Ti(C,N)-Al₂O₃ -based cermet carbide (such as the new MT-C300 grade ) is an ideal choice for high-temperature alloy machining due to its excellent high-temperature resistance and chemical stability. This grade utilizes Ti(C,N) as the hard phase and Al₂O₃ as the binder phase, with small additions of elements such as Mo and Ni to optimize performance. It boasts a room-temperature hardness of HRA92 and maintains a hardness exceeding HRA85 at 800 °C. Its oxidation resistance reaches 1000 °C, significantly exceeding that of traditional WC-Co alloys. When machining GH4169 high-temperature alloy, MT-C300 tools can achieve cutting speeds of 120-150 m/min , a 50% increase over coated carbide . The tool exhibits no significant adhesive wear during cutting, ensuring consistent part dimensional accuracy. In the mortise and tenon machining of gas turbine blades, this grade of tool can increase feed rates to 0.15 mm/min, significantly improving efficiency while reducing tool changes and lowering production costs.
Gradient-structured carbide, such as the new GC1030 grade, achieves a combination of high surface hardness and high core toughness by controlling the compositional differences between the surface and core, making it suitable for interrupted cutting and heavy-load machining. Its surface layer (5-10μm thick) is rich in WC, achieving a hardness of HRA93; the core, with an increased Co content of 10%-12%, achieves a flexural strength of ≥2200MPa and a 30% improvement in impact resistance compared to homogeneous carbide. In rough turning of automotive transmission gears, GC1030 tools can withstand the impact of the gear blank’s hard surface, achieving no chipping at depths of cut up to 3-5mm, and boasting a lifespan 2.5 times that of conventional carbide. For machining high-strength cast iron (such as ADI ductile iron), this grade offers an even better balance of wear resistance and chipping resistance, enabling “turning instead of grinding” with surface roughnesses reaching Ra1.6μm, reducing the cost of subsequent grinding operations.
Nano-coated carbide, such as the new NC5010 grade, further enhances tool performance by depositing multiple nano-coatings (e.g., a TiAlN/TiN multilayer structure) onto an ultrafine-grained carbide substrate. The coating is 3-5 μm thick, with each layer 5-10 nm thick. It boasts a hardness of HV 3500-4000, a coefficient of friction as low as 0.3, an oxidation resistance temperature of 850°C, and a bond strength with the substrate ≥80N. When machining carbon fiber reinforced plastic (CFRP), NC5010 tools effectively reduce fiber tearing and resin adhesion.
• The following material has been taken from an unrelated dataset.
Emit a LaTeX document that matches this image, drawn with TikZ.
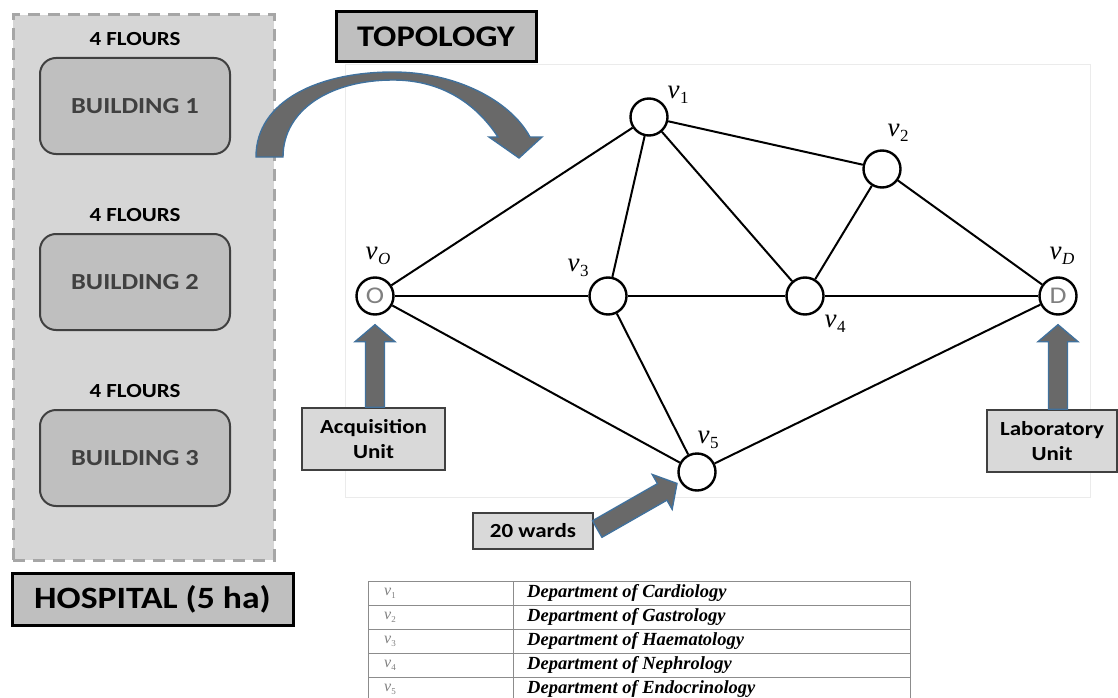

Cutting speeds reach 300-400 m/min, two times faster than uncoated tools, and hole dimensional accuracy is controlled to IT7 level with a burr-free surface. In high-speed milling of aluminum alloy smartphone casings, this grade of tool achieves feed speeds of up to 5000 mm/min, achieving a mirror finish (Ra 0.05 μm), meeting the stringent requirements for exterior finishes.
Powder metallurgy high-speed steel-based cemented carbide (such as the new PHS-60 grade) is a new composite material composed of powder metallurgy high-speed steel (HSS) with a dispersed distribution of WC particles (30%-40% by volume). It combines the toughness of HSS with the wear resistance of cemented carbide, making it suitable for the manufacture of complex tools such as taps and broaches. Its room temperature hardness is HRC65-68, and its impact toughness is ≥15J/cm², a 50% improvement over HSS. Its wear resistance is 3-4 times that of HSS. When threading high-strength steel (such as 42CrMo), PHS-60 taps have a lifespan of 500-800 taps, three times that of HSS taps, while maintaining consistent thread accuracy (6H grade). When broaching mold steel (such as Cr12MoV), this grade of broach can increase feed rates to 0.1mm/tooth, improving processing efficiency by 40%. This also reduces tool sharpening times and reduces production downtime.